Musson owned, as pets, a white turkey, monkeys, parrots, deer, chickens, goats, dogs, cats and other creatures that were allowed to wander around her restaurants.

==Career==

Juanita's Galley...Noted for fabulous breakfast, potluck and the unpredictable disposition of its proprietor, Juanita Musson, who is genial or belligerent with no seeming valuation to tide or events.
— Dining and Wine Guide, San Rafael Daily Independent Journal, January 25, 1962.

In the 1950s, Musson established Juanita's Galley restaurant, which she subsequently moved to a series of locations in Sausalito and adjacent Sonoma County. In 1955 she managed The Ferry Slip Galley, in a building at Gate 5 of the Sausalito pier, for owners Shirley Morgan and Cliff Pedersen. By the beginning of 1956, she was its sole owner, and its name had been shortened to simply The Galley. At that time, the restaurant was included in plans for a marina development by the Marinship Corporation. In September of that year, Musson and her husband Richard filed a "Certificate of Copartners Doing Business Under a Fictitious Name" for a legal change of the business name to Juanita's Galley.

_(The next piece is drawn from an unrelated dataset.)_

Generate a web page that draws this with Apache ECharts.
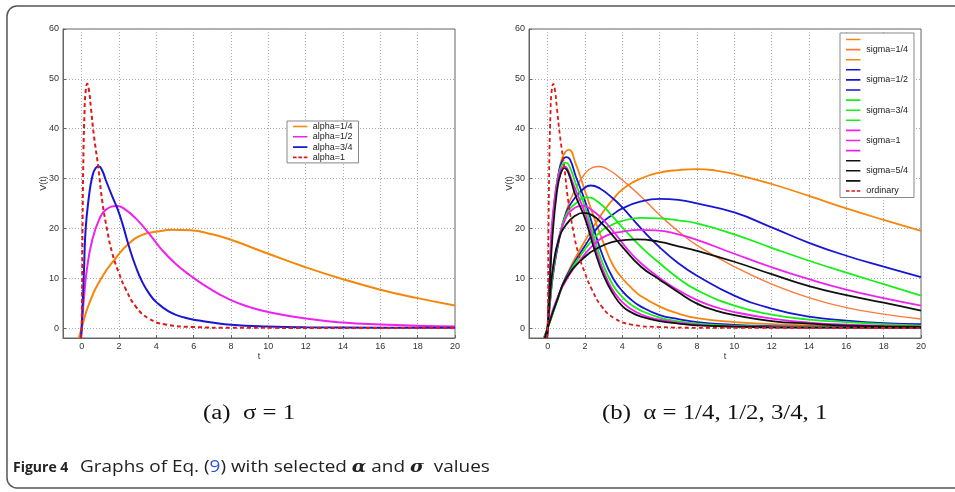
<!DOCTYPE html>
<html>
<head>
<meta charset="utf-8">
<script src="https://cdn.jsdelivr.net/npm/echarts@6/dist/echarts.min.js"></script>
<style>
  html, body { margin: 0; padding: 0; background: #fff; }
  #chart { width: 955px; height: 492px; }
</style>
</head>
<body>
<div id="chart"></div>
<script>
// ---- data: [t, V(t)] ----
// sigma = 1 (left panel, also the magenta family on the right)
const s1a14 = [[-0.15,-2],[0,0],[0.4,4.9],[1.1,10.3],[1.82,14],[2.54,17],[3.25,18.7],[3.96,19.3],[4.9,19.7],[5.8,19.6],[7,18.8],[8,17.7],[10,14.9],[12,12.2],[14,9.8],[16,7.7],[18,6.0],[20,4.5]];
const s1a12 = [[-0.06,-2],[0,0],[0.125,6.2],[0.3,12.3],[0.57,17.7],[0.93,21.7],[1.29,23.7],[1.91,24.5],[2.36,23.7],[2.9,22],[3.6,19],[4.32,15.6],[5,13.0],[5.8,10.6],[6.86,7.9],[8,5.6],[9,4.2],[10,3.2],[12,1.9],[14,1.1],[16,0.7],[18,0.45],[20,0.3]];
const s1a34 = [[-0.03,-2],[0,0],[0.125,11.6],[0.21,19.7],[0.39,26.4],[0.57,30.4],[0.75,32.1],[0.93,32.4],[1.1,31.6],[1.29,29.7],[1.64,26.4],[1.91,24],[2.18,21],[2.54,16.3],[2.9,12.3],[3.25,9.2],[3.6,7.0],[4,5.2],[4.68,3.3],[5.5,2.1],[6.3,1.5],[7,1.1],[8,0.65],[10,0.3],[12,0.15],[16,0.08],[20,0.05]];
const ordinary = [[-0.05,-2],[0,0],[0.05,22],[0.1,36],[0.15,43],[0.2,47],[0.3,49],[0.4,47.5],[0.5,44],[0.66,38.5],[0.9,32],[1.1,25.5],[1.375,19.5],[1.64,15],[2,11],[2.36,7.8],[2.9,4.3],[3.6,1.9],[4.5,0.7],[6,0.2],[8,0.05],[20,0]];

// sigma = 1/4
const s14a14 = [[-0.2,-2],[0,0],[0.5,5.5],[1,10.5],[2,17.5],[2.82,22.5],[3.5,25.8],[4,27.8],[5,30],[6,31.2],[7,31.7],[8,31.9],[9,31.6],[10,30.9],[12,28.9],[14,26.5],[16,24],[18,21.7],[20,19.5]];
const s14a12 = [[-0.08,-2],[0,0],[0.15,6],[0.3,11],[0.6,17.5],[1,23.6],[1.5,28],[2,31],[2.4,32.2],[2.75,32.4],[3.2,31.9],[3.5,31.2],[4,29.7],[5,26.4],[6,22.7],[7,19.4],[8,16.6],[10,12.3],[12,8.8],[14,6.1],[16,4.1],[18,2.8],[20,1.8]];
const s14a34 = [[-0.03,-2],[0,0],[0.125,10.5],[0.21,17.5],[0.39,25.5],[0.57,30.5],[0.75,33.8],[0.95,35.3],[1.13,35.8],[1.5,33],[2,27.5],[2.5,22],[3,17],[3.5,12.6],[4,10],[4.5,8],[5,6.4],[6,4.3],[7,2.9],[8,2.0],[10,1.2],[12,0.8],[16,0.45],[20,0.3]];

// sigma = 1/2
const s12a14 = [[-0.2,-2],[0,0],[0.5,5.5],[1,10.3],[2,16.5],[2.82,20.8],[3.5,22.8],[4,24],[5,25.4],[6,25.9],[7,25.7],[8,25],[10,23.2],[12,20.2],[14,17.1],[16,14.5],[18,12.3],[20,10.2]];
const s12a12 = [[-0.08,-2],[0,0],[0.15,6],[0.3,11],[0.6,17.5],[1,23.2],[1.5,26.3],[2,28.2],[2.3,28.6],[2.8,28],[3.5,26],[4,24.2],[5,20],[6,16.2],[7,13],[8,10.5],[10,6.5],[12,3.9],[14,2.3],[16,1.5],[18,1.0],[20,0.8]];
const s12a34 = [[-0.03,-2],[0,0],[0.125,11],[0.21,18.5],[0.39,26],[0.57,30.6],[0.75,33.3],[1.0,34.3],[1.2,33.8],[1.5,30.5],[2,25.5],[2.5,19.5],[3,14],[3.5,10],[4,7.4],[4.5,5.6],[5,4.3],[6,2.6],[7,1.8],[8,1.2],[10,0.65],[12,0.4],[16,0.25],[20,0.2]];

// sigma = 3/4
const s34a14 = [[-0.2,-2],[0,0],[0.5,5.3],[1,10],[2,15.8],[2.82,19.3],[3.5,20.8],[4,21.5],[5,22.1],[6,22],[7,21.6],[8,21],[10,18.8],[12,16.1],[14,13.5],[16,11.1],[18,8.8],[20,6.5]];
const s34a12 = [[-0.07,-2],[0,0],[0.15,6.2],[0.3,11.5],[0.6,18],[1,22.8],[1.5,25],[2.1,26.2],[2.8,25],[3.5,22.3],[4,20.2],[5,16.3],[6,13],[7,10],[8,7.6],[10,4.5],[12,2.7],[14,1.7],[16,1.2],[18,0.8],[20,0.5]];
const s34a34 = [[-0.03,-2],[0,0],[0.125,11.3],[0.21,19],[0.39,26.2],[0.57,30.5],[0.75,32.6],[0.96,33.2],[1.15,32.6],[1.5,29],[2,24.3],[2.5,18],[3,12.5],[3.5,8.6],[4,6.2],[4.5,4.6],[5,3.5],[6,2.1],[7,1.35],[8,0.9],[10,0.45],[12,0.25],[16,0.15],[20,0.1]];

// sigma = 5/4
const s54a14 = [[-0.15,-2],[0,0],[0.5,5.5],[1,10],[2,14.3],[2.82,16.3],[3.5,17.3],[4,17.6],[4.8,17.8],[6,17.3],[7,16.4],[8,15.5],[10,13.3],[12,10.8],[14,8.4],[16,6.6],[18,5.1],[20,3.5]];
const s54a12 = [[-0.06,-2],[0,0],[0.125,6.5],[0.3,12.5],[0.6,17.8],[1,20.8],[1.5,22.6],[1.9,23.1],[2.4,22.6],[2.9,21],[3.5,18.5],[4,16.3],[5,12.3],[6,9.7],[7,7.2],[8,4.9],[9,3.5],[10,2.6],[12,1.4],[14,0.9],[16,0.5],[18,0.35],[20,0.25]];
const s54a34 = [[-0.03,-2],[0,0],[0.1,8],[0.25,18],[0.5,27.5],[0.7,31],[0.9,32.1],[1.1,31.2],[1.5,26.5],[2,22],[2.5,15.8],[3,10.5],[3.5,6.9],[4,4.4],[4.5,3.1],[5,2.3],[6,1.4],[7,0.9],[8,0.55],[10,0.3],[12,0.15],[16,0.08],[20,0.05]];

const leftNames = ['alpha=1/4', 'alpha=1/2', 'alpha=3/4', 'alpha=1'];
const sigmaLabels = ['sigma=1/4', 'sigma=1/2', 'sigma=3/4', 'sigma=1', 'sigma=5/4'];
const xTickRange = [-1, 20];
const yTickRange = [-2, 60];

const C = {
  orange: '#f5860a', lightOrange: '#fb7a3a', magenta: '#ee22ee',
  blue: '#1616d4', green: '#18ee18', black: '#111111', red: '#dd1a1a'
};

// thin line icons for the legends (corner dots fix the bounding box)
const solidIcon = 'path://M0,0h.01v.01h-.01z M0,4.1h16v1.8h-16z M16,10h.01v.01h-.01z';
const dashIcon = 'path://M0,0h.01v.01h-.01z M0,4.1h4v1.8h-4z M6,4.1h4v1.8h-4z M12,4.1h4v1.8h-4z M16,10h.01v.01h-.01z';

function line(name, data, color, grid, width, dashed) {
  return {
    name: name, type: 'line', data: data,
    xAxisIndex: grid, yAxisIndex: grid,
    symbol: 'none', smooth: 0.5, clip: true,
    lineStyle: { color: color, width: width || 1.8, type: dashed ? [4, 3] : 'solid' },
    itemStyle: { color: color },
    emphasis: { disabled: true }
  };
}

const series = [
  line(leftNames[0], s1a14, C.orange, 0, 2),
  line(leftNames[1], s1a12, C.magenta, 0, 2),
  line(leftNames[2], s1a34, C.blue, 0, 2),
  line(leftNames[3], ordinary, C.red, 0, 2, true)
];

const rightFamilies = [
  [s14a34, s14a12, s14a14, C.orange, C.lightOrange],
  [s12a34, s12a12, s12a14, C.blue, C.blue],
  [s34a34, s34a12, s34a14, C.green, C.green],
  [s1a34, s1a12, s1a14, C.magenta, C.magenta],
  [s54a34, s54a12, s54a14, C.black, C.black]
];
const rightNames = [];
rightFamilies.forEach(function (f, i) {
  const lab = sigmaLabels[i];
  const names = [lab + '#a', lab, lab + '#c'];
  series.push(line(names[0], f[0], f[3], 1, 1.8));
  series.push(line(names[1], f[1], f[4], 1, f[4] === C.lightOrange ? 1.4 : 1.8));
  series.push(line(names[2], f[2], f[3], 1, 1.8));
  rightNames.push(names[0], names[1], names[2]);
});
series.push(line('ordinary', ordinary, C.red, 1, 1.8, true));
rightNames.push('ordinary');

function legendData(names) {
  return names.map(function (n) {
    return { name: n, icon: (n === 'ordinary' || n === 'alpha=1') ? dashIcon : solidIcon };
  });
}

const labelFont = { fontFamily: 'Liberation Sans, Arial, sans-serif', fontSize: 9, color: '#333' };

function xAxis(grid) {
  return {
    type: 'value', gridIndex: grid, min: xTickRange[0], max: xTickRange[1], splitNumber: 10,
    name: 't', nameLocation: 'middle', nameGap: 14, nameMoveOverlap: false,
    nameTextStyle: labelFont,
    axisLine: { show: true, onZero: false, lineStyle: { color: '#666', width: 1 } },
    axisTick: { show: true, inside: true, length: 3, lineStyle: { color: '#666' } },
    axisLabel: Object.assign({ margin: 4, showMinLabel: false }, labelFont),
    splitLine: { show: true, lineStyle: { color: '#aaa', type: [1, 2], width: 1 } }
  };
}
function yAxis(grid) {
  return {
    type: 'value', gridIndex: grid, min: yTickRange[0], max: yTickRange[1],
    name: 'V(t)', nameLocation: 'middle', nameGap: 15, nameRotate: 90, nameMoveOverlap: false,
    nameTextStyle: labelFont,
    axisLine: { show: true, onZero: false, lineStyle: { color: '#666', width: 1 } },
    axisTick: { show: true, inside: true, length: 3, lineStyle: { color: '#666' } },
    axisLabel: Object.assign({ margin: 4, showMinLabel: false }, labelFont),
    splitLine: { show: true, lineStyle: { color: '#aaa', type: [1, 2], width: 1 } }
  };
}

const legendText = { fontFamily: 'Liberation Sans, Arial, sans-serif', fontSize: 9, color: '#222' };

const option = {
  animation: false,
  backgroundColor: '#fff',
  grid: [
    { left: 63, top: 29, width: 392, height: 309, show: true, borderColor: '#666', borderWidth: 1, backgroundColor: '#fff' },
    { left: 529, top: 29, width: 392, height: 309, show: true, borderColor: '#666', borderWidth: 1, backgroundColor: '#fff' }
  ],
  xAxis: [xAxis(0), xAxis(1)],
  yAxis: [yAxis(0), yAxis(1)],
  legend: [
    {
      data: legendData(leftNames), orient: 'vertical', left: 287, top: 121,
      padding: [1, 6, 1, 6], itemGap: 1.3, itemWidth: 15, itemHeight: 9,
      backgroundColor: '#fff', borderColor: '#888', borderWidth: 1, borderRadius: 0,
      textStyle: legendText, selectedMode: false
    },
    {
      data: legendData(rightNames), orient: 'vertical', left: 840, top: 33,
      padding: [2, 6, 2, 6], itemGap: 1.1, itemWidth: 16, itemHeight: 9,
      backgroundColor: '#fff', borderColor: '#888', borderWidth: 1, borderRadius: 0,
      textStyle: legendText, selectedMode: false,
      formatter: function (n) { return n.indexOf('#') >= 0 ? ' ' : n; }
    }
  ],
  series: series,
  graphic: [
    {
      type: 'rect', silent: true, z: -10,
      shape: { x: 7, y: 6, width: 1010, height: 482, r: 10 },
      style: { fill: 'none', stroke: '#555', lineWidth: 1.5 }
    },
    {
      type: 'text', left: 203, top: 404, originX: 0, scaleX: 1.24,
      style: { text: '(a)  σ = 1', font: '20px "Liberation Serif", "DejaVu Serif", serif', fill: '#111' }
    },
    {
      type: 'text', left: 602, top: 404, originX: 0, scaleX: 1.24,
      style: { text: '(b)  α = 1/4, 1/2, 3/4, 1', font: '20px "Liberation Serif", "DejaVu Serif", serif', fill: '#111' }
    },
    {
      type: 'text', left: 13, top: 461,
      style: { text: 'Figure 4', font: 'bold 14px "Open Sans", "Noto Sans", sans-serif', fill: '#222' }
    },
    {
      type: 'text', left: 80, top: 459, originX: 0, scaleX: 1.115,
      style: {
        text: 'Graphs of Eq. ({l|9}) with selected {g|α} and {g|σ}  values',
        font: '17px "Open Sans", "Noto Sans", sans-serif', fill: '#222',
        rich: {
          l: { fontSize: 17, fontFamily: 'Open Sans', fill: '#2f55d4' },
          g: { fontSize: 17, fontWeight: 'bold', fontStyle: 'italic', fontFamily: 'DejaVu Serif', fill: '#222' }
        }
      }
    }
  ]
};

const chart = echarts.init(document.getElementById('chart'), null, { renderer: 'canvas' });
chart.setOption(option);
</script>
</body>
</html>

When Musson's lease expired, the 24-hour restaurant and nightclub relocated in May 1962 aboard the Charles Van Damme, a decommissioned paddlewheel ferryboat docked at Waldo Point. Before the end of the year, Musson ran into financial trouble when the Internal Revenue Service filed a $4,497 lien against the business for failure to pay employee withholding taxes. Her difficulties were compounded when the ferryboat's owner Donlon T. Arques filed for eviction of the restaurant for non-payment of rent. The restaurant made front-page headlines on March 16, 1963, when a late-night 40-person melee erupted between a motorcycle club and other patrons; weapons included car jacks, pipes, steel bars, furniture, and a fishbowl. Several people were arrested, and one person was taken to the hospital after being hit in the head with an axe. Musson shut down the restaurant in April after being cited for non-compliance with sanitation laws, and improper sewage disposal. Juanita's Galley was finally evicted from the ferryboat in July. Following her eviction, a $250,000 lawsuit was filed against Musson by the motorcycle club member who had been hit in the head with an axe during the March brawl. In late 1963, a $30,000 lawsuit was filed against her by a woman who claimed to have been injured in a fall at the restaurant.

When Musson relocated to Sonoma County, four hundred people attended her 1964 farewell party at Rico's Restaurant in Sausalito. Her new location was on the grounds of a former rural resort in El Verano. The restaurant's name was shortened to Juanita's, but the cuisine was identical to her Sausalito menu. A kitchen fire destroyed most of the Sonoma County restaurant in 1969. She managed to stay in business, hoping her restaurant could be fully restored, by cooking the food at the nearby Fetters Hot Springs Hotel where she could fall back on her catering license. Musson called what was to be a temporary location "Juanita's North." Temporary turned into a permanent situation, and Musson relocated her restaurant to Fetters Hot Springs. In a bid to raise $35,000 to make an outright purchase of the hotel in 1975, Musson sold her collection of "funky junk and antiques". The next month, an early morning fire burned the hotel and her restaurant to the ground. It was believed that a waitress at the restaurant died in the fire.

Following the hotel fire, Musson's next venture was Juanita's Grist Mill in neighboring Glen Ellen. Musson also established restaurants in Port Costa, Fairfield, Vallejo and Winters. Around 1975, Musson took over "The Warehouse", a restaurant and bar in Port Costa.

Celebrities that frequented Musson's restaurants included the Kingston Trio, Joseph Cotten, the Smothers Brothers, Shelley Berman, Robert Mitchum, and Sally Stanford.

==Later life and death==
In 1982, Musson retired from the restaurant business and moved back to Sonoma, where she lived mainly on Social Security benefits. In 2002, friends raised enough money for her to move to a retirement community in Agua Caliente. On February 26, 2011, she died at the Sonoma Valley Hospital, where she had been living since suffering a stroke, at the age of 87.